From the paranoid confines of a snowbound tent, to the thunderous, suffocating terror of a white-out on Mount McKinley, Eiger Dreams spins tales of driven lives, sudden deaths, and incredible victories. This is a stirring, vivid book about one of the most compelling and dangerous of all human pursuits.
No matter what the actual temperature may be, several pages into Eiger Dreams you will begin to shiver. Halfway through you will acquire a new appreciation for your fingers, toes, and the fact that you still have a nose. And by the end of this collection, you'll define some commonly used phrases in an entirely different way. The understated "catch some air" and the whimsical "log some flight time" are climbers' euphemisms for falling, while "crater" refers to what happens when you log some flight time all the way to the ground. "Summiting," the term for reaching the top of a mountain, seems almost colorless in comparison. The various heroes, risk-takers, incompetents, and individualists Krakauer captures are more than colorful, whether they summit or not. The author is more interested in exploring the addiction of risk--the intensity of effort--than mere triumph. There's the mythical minimalist climber, John Gill, whose fame "rests entirely on assents less than thirty feet high," and the Burgess brothers--freewheeling, free-floating English twins who seem to make all the right decisions when it counts, and hence most often fail to reach the top. Of course, they are alive. Over these and other talented climbers hangs a malignant, endlessly creative nature--its foehn winds can make people crazy and its avalanches do far worse. Eiger Dreams is an adrenaline fest for the weary, an overdue examination of a stylish, brave subculture. As one of the heroes Krakauer outlines says of his occupation, "It's sort of like having fun, only different."

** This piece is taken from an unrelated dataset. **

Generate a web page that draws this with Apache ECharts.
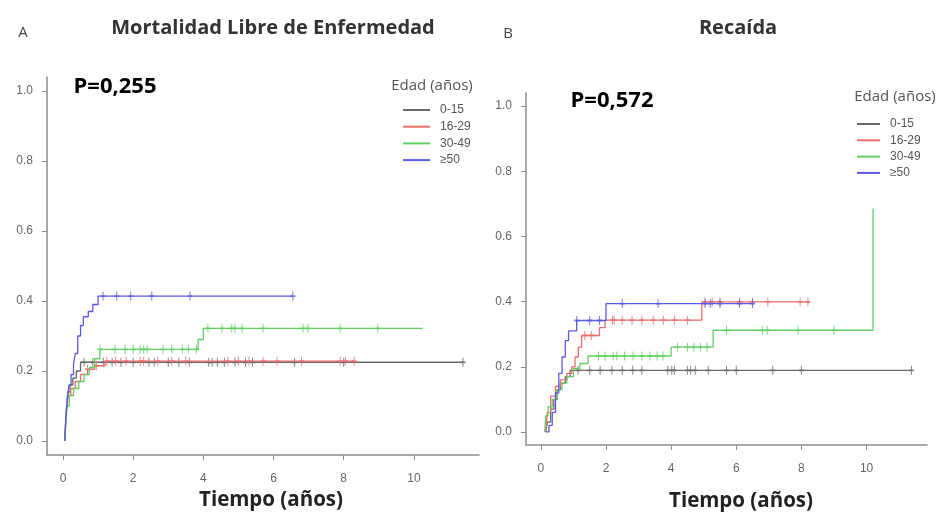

No one writes about mountaineering and its attendant hardships and victories more brilliantly than critically acclaimed author Jon Krakauer. In this collection of his finest work from such magazines as Outside and Smithsonian, he explores the subject from the unique and memorable perspective of one who has battled peaks like K2, Denali, Everest, and, of course, the Eiger. Always with a keen eye, an open heart, and a hunger for the ultimate experience, he gives us unerring portraits of the mountaineering experience.
Yet Eiger Dreams is more about people than about rock and ice—people with that odd, sometimes maniacal obsession with mountain summits that sets them apart from other men and women. Here we meet John Gill, climber not of great mountains but of house-sized boulders so hard to surmount that even demanding alpine climbs seem easy by comparison, and many more compelling and colorful characters.
Eiger Dreams is stirring, vivid writing about one of the most enthralling and dangerous of all human pursuits.